NOT MAKING KERRY’S MISTAKE

DENVER

Barack Obama has learned the lesson of the John Kerry campaign – at least, the lesson of liberal legend.

Democrats believe that Kerry was sunk in 2004 because he failed to hit back soon enough and hard enough against the Swift Boat Veterans for Truth. So they now demand a rapid, harsh response to any attack – even if such a response is stupidly self-destructive.

That’s why Obama has – incredibly – launched an ad replying to a spot from a conservative independent group criticizing Obama’s relationship with former domestic terrorist William Ayers.

Yet the campaign’s response ensures that the Ayers controversy will burn all the brighter. For its trouble, it got a most unwelcome headline in USA Today yesterday, “Obama dogged by links to 1960s radical.”

This shouldn’t be an argument that the Obama campaign is eager to have – it has a “when did you stop beating your wife” aspect. It doesn’t take a political consultant to know that any day you’re explaining your relationship with a former terrorist is a bad day.

In the early 1970s, Ayers was a leader of the radical Weather Underground, which bombed the Capitol and the Pentagon. He went on the lam and eventually escaped federal charges due to prosecutorial misconduct. Now a professor of education at the University of Illinois, he’s an accepted part of Chicago’s liberal scene, even though he has said he doesn’t “regret setting bombs.”

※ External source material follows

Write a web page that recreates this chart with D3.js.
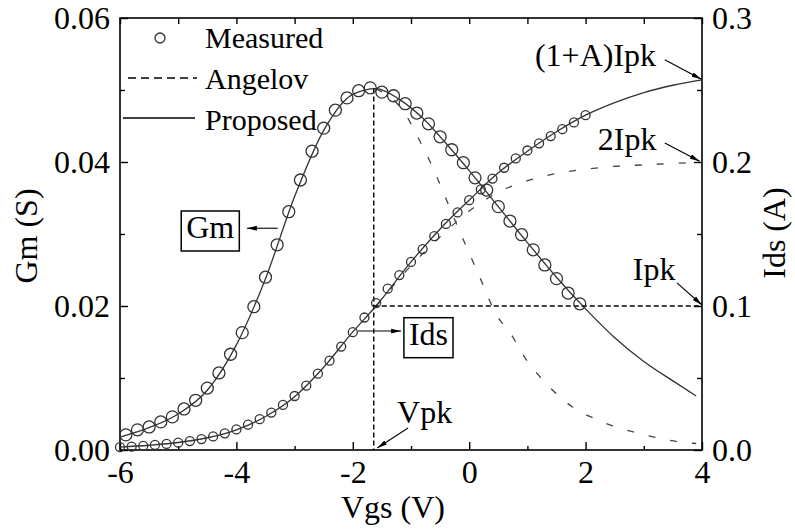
<!DOCTYPE html>
<html lang="en">
<head>
<meta charset="utf-8">
<title>Gm and Ids vs Vgs</title>
<script src="https://d3js.org/d3.v7.min.js"></script>
<style>
  body { margin: 0; background-color: #fff; }
  svg { background-color: #fff; font-family: "Liberation Serif", "Times New Roman", serif; }
  .tick line { stroke: #000; stroke-width: 1.4; }
  .curve { fill: none; stroke: #333; stroke-width: 1.3; }
  .dash { fill: none; stroke: #444; stroke-width: 1.3; stroke-dasharray: 7,15; }
  .meas { fill: none; stroke: #333; stroke-width: 1.3; }
  .guide { fill: none; stroke: #000; stroke-width: 1.4; stroke-dasharray: 5,3; }
  .arrow { stroke: #000; stroke-width: 1.1; }
  .lbl { font-size: 32px; fill: #000; }
</style>
</head>
<body>
<script>

// measured Gm (S)
var gmMeasV = [-5.9, -5.7, -5.5, -5.3, -5.1, -4.9, -4.7, -4.5, -4.3, -4.1,
               -3.9, -3.7, -3.5, -3.3, -3.1, -2.9, -2.7, -2.5, -2.3, -2.1,
               -1.9, -1.7, -1.5, -1.3, -1.1, -0.9, -0.7, -0.5, -0.3, -0.1,
                0.1, 0.3, 0.5, 0.7, 0.9, 1.1, 1.3, 1.5, 1.7, 1.9];
var gmMeas = [0.0021, 0.0028, 0.0032, 0.0039, 0.0046, 0.0057, 0.0069, 0.0086, 0.0107, 0.0133,
              0.0163, 0.0199, 0.0240, 0.0285, 0.0331, 0.0375, 0.0415, 0.0447, 0.0472, 0.0489,
              0.0499, 0.0503, 0.0497, 0.0492, 0.0481, 0.0468, 0.0453, 0.0435, 0.0417, 0.0399,
              0.0378, 0.0361, 0.0338, 0.0318, 0.0299, 0.0278, 0.0257, 0.0238, 0.0218, 0.0203];

// measured Ids (A)
var idsMeasV = [-6.0, -5.8, -5.6, -5.4, -5.2, -5.0, -4.8, -4.6, -4.4, -4.2,
                -4.0, -3.8, -3.6, -3.4, -3.2, -3.0, -2.8, -2.6, -2.4, -2.2,
                -2.0, -1.8, -1.6, -1.4, -1.2, -1.0, -0.8, -0.6, -0.4, -0.2,
                 0.0, 0.2, 0.4, 0.6, 0.8, 1.0, 1.2, 1.4, 1.6, 1.8, 2.0];
var idsMeas = [0.0020, 0.0024, 0.0029, 0.0035, 0.0042, 0.0051, 0.0062, 0.0076, 0.0094, 0.0116,
               0.0143, 0.0176, 0.0214, 0.0260, 0.0313, 0.0375, 0.0447, 0.0530, 0.0620, 0.0718,
               0.0818, 0.0920, 0.1020, 0.1120, 0.1215, 0.1306, 0.1395, 0.1485, 0.1570, 0.1650,
               0.1735, 0.1810, 0.1885, 0.1960, 0.2025, 0.2080, 0.2130, 0.2180, 0.2228, 0.2275, 0.2325];

// proposed model
var gmPropV = [-6, -5.5, -5, -4.5, -4, -3.5, -3, -2.5, -2, -1.6, -1.2, -0.8, -0.4, 0, 0.5, 1, 1.5, 2, 2.5, 3, 3.5, 3.9];
var gmProp = [0.0018, 0.0031, 0.0050, 0.0083, 0.0146, 0.0238, 0.0352, 0.0444, 0.0494, 0.0502, 0.0487,
              0.0461, 0.0426, 0.0388, 0.0338, 0.0288, 0.0240, 0.0196, 0.0156, 0.0123, 0.0096, 0.0075];
var idsPropV = [-6, -5.5, -5, -4.5, -4, -3.5, -3, -2.5, -2, -1.6, -1, -0.5, 0, 0.5, 1, 1.5, 2, 2.5, 3, 3.5, 4];
var idsProp = [0.0020, 0.0033, 0.0052, 0.0085, 0.0140, 0.0233, 0.0370, 0.0575, 0.0820, 0.1000, 0.1306,
               0.1535, 0.1735, 0.1925, 0.2075, 0.2210, 0.2325, 0.2412, 0.2482, 0.2533, 0.2570];

// Angelov model (beyond the peak)
var gmAngV = [-1.6, -1.07, -0.93, -0.67, -0.55, -0.16, 0.15, 0.49, 0.70, 0.96, 1.35, 1.77, 2.2, 2.56, 3.02, 3.4, 3.74, 3.9];
var gmAng = [0.0502, 0.0463, 0.0442, 0.0400, 0.0378, 0.0303, 0.0246, 0.0185, 0.0163, 0.0128, 0.0090,
             0.0060, 0.0042, 0.0031, 0.0021, 0.0014, 0.0010, 0.0009];
var idsAngV = [-1.6, -1, -0.5, 0, 0.5, 1, 1.5, 2, 2.5, 3, 3.5, 4];
var idsAng = [0.100, 0.128, 0.148, 0.166, 0.179, 0.187, 0.192, 0.195, 0.197, 0.198, 0.199, 0.200];

var vpk = -1.64, gmPk = 0.0502, ipk = 0.1;

var xTicks = [-6, -4, -2, 0, 2, 4];
var xMinor = [-5, -3, -1, 1, 3];
var gmTicks = [0, 0.02, 0.04, 0.06];
var gmMinor = [0.01, 0.03, 0.05];
var idsTicks = [0, 0.1, 0.2, 0.3];
var idsMinor = [0.05, 0.15, 0.25];

var FONT = '"Liberation Serif", "Times New Roman", serif';
var W = 795, H = 531;
var m = {left: 120, top: 18, right: 93, bottom: 81};
var w = W - m.left - m.right, h = H - m.top - m.bottom;

var svg = d3.select("body").append("svg").attr("width", W).attr("height", H);
var g = svg.append("g").attr("transform", "translate(" + m.left + "," + m.top + ")");

var x = d3.scaleLinear().domain([-6, 4]).range([0, w]);
var yG = d3.scaleLinear().domain([0, 0.06]).range([h, 0]);
var yI = d3.scaleLinear().domain([0, 0.3]).range([h, 0]);

var defs = svg.append("defs");
defs.append("marker").attr("id", "ah")
  .attr("viewBox", "0 0 10 6").attr("refX", 10).attr("refY", 3)
  .attr("markerWidth", 10).attr("markerHeight", 6)
  .attr("markerUnits", "userSpaceOnUse").attr("orient", "auto")
  .append("path").attr("d", "M0,0.6L10,3L0,5.4Z").attr("fill", "#000");

// axes
function strip(sel) {
  sel.select(".domain").remove();
  sel.attr("font-family", FONT).attr("font-size", 32);
  sel.selectAll("text").style("font-family", FONT).style("font-size", "32px").attr("fill", "#000");
}
g.append("g").attr("transform", "translate(0," + h + ")")
  .call(d3.axisBottom(x).tickValues(xTicks).tickSize(-8).tickPadding(10).tickFormat(function(d) { return String(d); }))
  .call(strip);
g.append("g").attr("transform", "translate(0," + h + ")")
  .call(d3.axisBottom(x).tickValues(xMinor).tickSize(-4).tickFormat(""))
  .call(strip);
g.append("g")
  .call(d3.axisTop(x).tickValues(xTicks.concat(xMinor)).tickSize(-6).tickFormat(""))
  .call(strip);
g.append("g")
  .call(d3.axisLeft(yG).tickValues(gmTicks).tickSize(-8).tickPadding(10).tickFormat(d3.format(".2f")))
  .call(strip);
g.append("g")
  .call(d3.axisLeft(yG).tickValues(gmMinor).tickSize(-5).tickFormat(""))
  .call(strip);
g.append("g").attr("transform", "translate(" + w + ",0)")
  .call(d3.axisRight(yI).tickValues(idsTicks).tickSize(-8).tickPadding(10).tickFormat(d3.format(".1f")))
  .call(strip);
g.append("g").attr("transform", "translate(" + w + ",0)")
  .call(d3.axisRight(yI).tickValues(idsMinor).tickSize(-5).tickFormat(""))
  .call(strip);

g.append("rect").attr("width", w).attr("height", h)
  .attr("fill", "none").attr("stroke", "#000").attr("stroke-width", 1.6);

// curves
var lineG = d3.line().x(function(d) { return x(d[0]); }).y(function(d) { return yG(d[1]); }).curve(d3.curveMonotoneX);
var lineI = d3.line().x(function(d) { return x(d[0]); }).y(function(d) { return yI(d[1]); }).curve(d3.curveMonotoneX);

g.append("path").attr("class", "dash").attr("d", lineG(d3.zip(gmAngV, gmAng)));
g.append("path").attr("class", "dash").attr("d", lineI(d3.zip(idsAngV, idsAng)));
g.append("path").attr("class", "curve").attr("d", lineG(d3.zip(gmPropV, gmProp)));
g.append("path").attr("class", "curve").attr("d", lineI(d3.zip(idsPropV, idsProp)));

// Vpk / Ipk guides
g.append("line").attr("class", "guide")
  .attr("x1", x(vpk)).attr("x2", x(vpk)).attr("y1", yG(gmPk)).attr("y2", h);
g.append("line").attr("class", "guide")
  .attr("x1", x(vpk)).attr("x2", w).attr("y1", yI(ipk)).attr("y2", yI(ipk));

// measured points
g.selectAll(".mg").data(d3.zip(gmMeasV, gmMeas)).enter().append("circle")
  .attr("class", "meas").attr("cx", function(d) { return x(d[0]); }).attr("cy", function(d) { return yG(d[1]); }).attr("r", 6);
g.selectAll(".mi").data(d3.zip(idsMeasV, idsMeas)).enter().append("circle")
  .attr("class", "meas").attr("cx", function(d) { return x(d[0]); }).attr("cy", function(d) { return yI(d[1]); }).attr("r", 4.5);

// annotations (text in Ids units, arrows from -> to)
var notes = [
  {t: "Vpk", v: -1.24, i: 0.0188, a: [-1.05, 0.0153, -1.58, 0.0014]},
  {t: "Ipk", v: 2.81, i: 0.118, a: [3.57, 0.116, 4.0, 0.1007]},
  {t: "2Ipk", v: 2.21, i: 0.2083, a: [3.36, 0.2132, 3.96, 0.2005]},
  {t: "(1+A)Ipk", v: 1.13, i: 0.267, a: [3.36, 0.271, 3.99, 0.2575]}
];
notes.forEach(function(n) {
  g.append("text").attr("class", "lbl").attr("x", x(n.v)).attr("y", yI(n.i)).text(n.t);
  g.append("line").attr("class", "arrow")
    .attr("x1", x(n.a[0])).attr("y1", yI(n.a[1])).attr("x2", x(n.a[2])).attr("y2", yI(n.a[3]))
    .attr("marker-end", "url(#ah)");
});

// boxed labels
var boxes = [
  {t: "Gm", v: -4.45, i: yI.invert(yG(0.031)), a: [-3.29, yI.invert(yG(0.0308)), -3.82, yI.invert(yG(0.0308))]},
  {t: "Ids", v: -0.70, i: 0.0809, a: [-1.91, 0.0826, -1.17, 0.0826]}
];
boxes.forEach(function(b) {
  var t = g.append("text").attr("class", "lbl").attr("x", x(b.v)).attr("y", yI(b.i))
    .attr("text-anchor", "middle").attr("dy", "0.35em").text(b.t);
  var bb = t.node().getBBox();
  g.insert("rect", function() { return t.node(); })
    .attr("x", bb.x - 5).attr("y", bb.y + 2).attr("width", bb.width + 10).attr("height", bb.height + 4)
    .attr("fill", "#fff").attr("stroke", "#000").attr("stroke-width", 1.5);
  g.append("line").attr("class", "arrow")
    .attr("x1", x(b.a[0])).attr("y1", yI(b.a[1])).attr("x2", x(b.a[2])).attr("y2", yI(b.a[3]))
    .attr("marker-end", "url(#ah)");
});

// legend
var leg = g.append("g").attr("font-size", "30px");
leg.append("circle").attr("class", "meas").attr("cx", 40).attr("cy", 20).attr("r", 5);
leg.append("line").attr("x1", 8).attr("x2", 77).attr("y1", 60).attr("y2", 60)
  .attr("stroke", "#000").attr("stroke-width", 1.3).attr("stroke-dasharray", "8,5");
leg.append("line").attr("x1", 3).attr("x2", 75).attr("y1", 100).attr("y2", 100)
  .attr("stroke", "#000").attr("stroke-width", 1.3);
["Measured", "Angelov", "Proposed"].forEach(function(s, i) {
  leg.append("text").attr("x", 85).attr("y", 30 + i * 41).text(s);
});

// axis titles
svg.append("text").attr("class", "lbl").attr("font-size", "33px").attr("text-anchor", "middle")
  .attr("transform", "translate(37,236) rotate(-90)").text("Gm (S)");
svg.append("text").attr("class", "lbl").attr("font-size", "33px").attr("text-anchor", "middle")
  .attr("transform", "translate(785,233) rotate(-90)").text("Ids (A)");
svg.append("text").attr("class", "lbl").attr("font-size", "33px").attr("text-anchor", "middle")
  .attr("x", 393).attr("y", 518).text("Vgs (V)");

</script>
</body>
</html>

Obama knows Ayers through Chicago politics. When he was first running for state Senate, he met some key political players at Ayers’ home; he served on the board of the Woods Fund together with Ayers for years, and Ayers gave $200 to Obama’s 2001 state Senate campaign.

The anti-Obama ad takes this information and gives it the most unflattering interpretation possible – although having any relationship with a former terrorist is unflattering enough for most people.

It says much about the left-wing context of Obama’s Chicago that Ayers was considered so mainstream. Surely, this is fair political game. It would undeniably be a story if a Republican running for president had a relationship with a former leader of the Klan, unrepentant about his past.

The Obama response ad falsely blames the Ayers attack on McCain, although the Republican’s campaign had nothing to do with it. It also notes that the bombings occurred when Obama was just a kid, and Obama has condemned them. True enough, but that still leaves Obama’s relationship with Ayers. Obama will surely spend more time now explaining it than he would have otherwise.

But, hey, he’s “not repeating the mistakes of John Kerry.”